§ **Short task**
All lines from the beginning of the listing through the line with "(0,0) rectangle (576,1380);" are to be copied word for word; the pictures are not.

####

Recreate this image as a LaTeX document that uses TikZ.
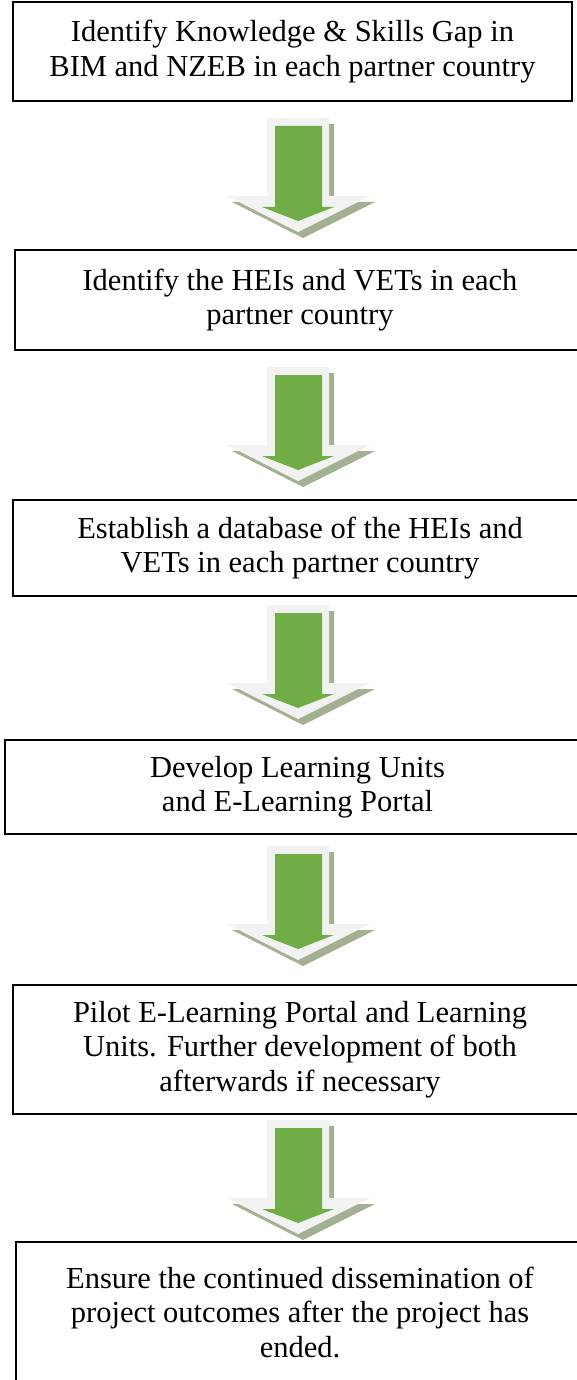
\documentclass[tikz,border=0pt]{standalone}
\usepackage{fontspec}
\setmainfont{Liberation Serif}
\usepackage{tikz}

\definecolor{arrowgreen}{RGB}{112,173,71}
\definecolor{arrowlight}{RGB}{242,242,242}
\definecolor{arrowshade}{RGB}{163,176,146}

\begin{document}
\begin{tikzpicture}[x=1pt,y=-1pt,
    stage/.style={draw,line width=2pt,rectangle,align=center,inner sep=0pt,
      font=\fontsize{30.5}{34.5}\selectfont},
    flow/.pic={
      \fill[arrowshade] (-26,6) -- (36,6) -- (36,84) -- (77,84) -- (5,120)
        -- (-66,84) -- (-26,84) -- cycle;
      \fill[arrowlight] (-31,0) -- (31,0) -- (31,78) -- (72,78) -- (0,114)
        -- (-71,78) -- (-31,78) -- cycle;
      \fill[arrowgreen] (-23,8) -- (24,8) -- (24,89) -- (36,89) -- (0,103)
        -- (-36,89) -- (-23,89) -- cycle;
    }]
  \useasboundingbox (0,0) rectangle (576,1380);

  \node[stage, minimum width=559pt, minimum height=99pt] (gap) at (292.5,51.5)
    {Identify Knowledge \& Skills Gap in\\BIM and NZEB in each partner country};
  \node[stage, minimum width=570pt, minimum height=100pt] (heis) at (300,300)
    {Identify the HEIs and VETs in each\\partner country};
  \node[stage, minimum width=574pt, minimum height=96pt] (dbase) at (300,548)
    {Establish a database of the HEIs and\\VETs in each partner country};
  \node[stage, minimum width=585pt, minimum height=94pt] (units) at (297.5,787)
    {Develop Learning Units\\and E-Learning Portal};
  \node[stage, minimum width=574pt, minimum height=129pt] (pilot) at (300,1049.5)
    {Pilot E-Learning Portal and Learning\\Units. Further development of both\\afterwards if necessary};
  \node[stage, minimum width=568pt, minimum height=140pt] (dissem) at (300,1312)
    {Ensure the continued dissemination of\\project outcomes after the project has\\ended.};

  \pic at (298,118) {flow};
  \pic at (298,367) {flow};
  \pic at (298,605) {flow};
  \pic at (298,846) {flow};
  \pic at (298,1120) {flow};
\end{tikzpicture}
\end{document}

####

§ **Full solution**
Recreate this image as a LaTeX document that uses TikZ.
\documentclass[tikz,border=0pt]{standalone}
\usepackage{fontspec}
\setmainfont{Liberation Serif}
\usepackage{tikz}

\definecolor{arrowgreen}{RGB}{112,173,71}
\definecolor{arrowlight}{RGB}{242,242,242}
\definecolor{arrowshade}{RGB}{163,176,146}

\begin{document}
\begin{tikzpicture}[x=1pt,y=-1pt,
    stage/.style={draw,line width=2pt,rectangle,align=center,inner sep=0pt,
      font=\fontsize{30.5}{34.5}\selectfont},
    flow/.pic={
      \fill[arrowshade] (-26,6) -- (36,6) -- (36,84) -- (77,84) -- (5,120)
        -- (-66,84) -- (-26,84) -- cycle;
      \fill[arrowlight] (-31,0) -- (31,0) -- (31,78) -- (72,78) -- (0,114)
        -- (-71,78) -- (-31,78) -- cycle;
      \fill[arrowgreen] (-23,8) -- (24,8) -- (24,89) -- (36,89) -- (0,103)
        -- (-36,89) -- (-23,89) -- cycle;
    }]
  \useasboundingbox (0,0) rectangle (576,1380);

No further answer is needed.